WHAT THE PRO ACT WOULD DO FOR WORKERS
Here’s what it would do:

  • Company fines – The bill would allow the National Labor Relations Board to fine companies up to $50,000 per violation for retaliation such as firing workers who start union campaigns. Without the fines, companies can now ignore Labor laws with little concern.
  • Retaliation – The bill would award workers’ compensation for damages workers experience when companies retaliate against them for organizing, in addition to the back pay and reinstatement they now are entitled to.
  • Employee status – The bill would reclassify gig workers such as those at Lyft or Uber from being contractors to being employees, thus allowing potentially millions of workers the right to form or join unions.
  • Bargaining – The bill would require employers to bargain in good faith and prevent them from permanently replacing strikers. Workers could file lawsuits over National Labor Relations Act violations.
  • “Right-to-Work” – The bill would override so-called “right-to-work” laws in the 27 states that have them by establishing that employers and unions in all 50 states may agree upon a “fair share” clause requiring all workers who are covered by — and benefit from — the collective bargaining agreement to contribute a fair share fee towards the cost of bargaining and administering the agreement.

“This is the most ambitious Labor law reform to get to the floor of the House in a very long time,” Sharon Block, executive director of the Labor and Worklife Program at Harvard Law School, told the Washington Post. “I think it’s really important.”

MORE LIKELY TO JOIN
“If we get it passed, it means Americans will be much more likely to join a union,” said the chairman of the House Committee on Education and Labor, Rep. Robert C. Scott (D-Va.).

“Right now only 10 percent are in unions. That’s primarily because of the difficulty there is to forming a union,” he said. “A lot of it is because of the lack of deterrence from unfair labor practices.”

Economic Policy Institute research indicates that of companies now involved in union elections, 40 percent are charged with violating federal laws during the election campaigns.

Business opponents of the bill formed a so-called “Coalition for a Democratic Workforce” to fight the bill, complaining that employers would have to provide lists of employees’ jobs, shifts, cell phone numbers and addresses to union leadership before an election.

They need not worry, at least for now. Republicans who control the Senate promised that they will never bring the bill up for consideration. It would take Democratic majority leadership to move this through.
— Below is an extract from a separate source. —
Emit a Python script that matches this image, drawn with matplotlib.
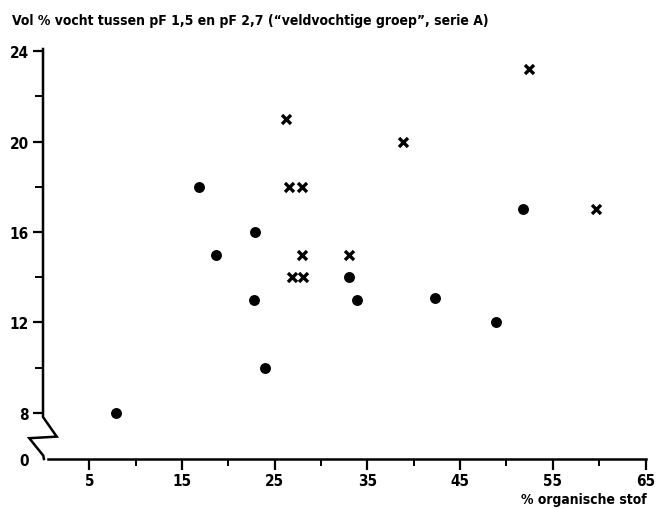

In Missouri, Rep. Lacy Clay (D-St. Louis) voted for the bill. The state’s other Democrat, Emanuel Cleaver of Kansas City, did not vote. All six of the Republican representatives voted against it, including Ann Wagner of Ballwin (up for election this November).

In Illinois, the vote was party-line, with all three of the Republicans who represent southern Illinois and the Metro East voting against workers, including Mike Bost of Murphysboro, John Shimkus of Collinsville and Rodney Davis of Taylorville. The 13 Illinois Democrats voted for the bill and the four Republicans voted against it, making it as clear which party has the interests of workers at heart.

“We will continue to organize and mobilize on this important issue as it moves to the Senate,” said Tim Drea, president of the Illinois AFL-CIO. “With an income equality gap at a record high and an economy that increasingly leaves people behind, empowering workers to join together, bargain for a fair return on their work and hold employers accountable has never been more important.”

IT’S ABOUT DEMOCRACY
The online publication The Hill said the bill is about democracy as much as the workplace.

“The fact remains that labor unions are one of the few tools we have for organizing vast numbers of relatively less-powerful people and channeling their numbers into power and voice in our democracy,” The Hill story said. “Mitch McConnell may never give a vote to the PRO Act in the Senate, but Democrats in the House have set down a marker – that they are not going to let Republicans continue to rig our economy and our democracy.”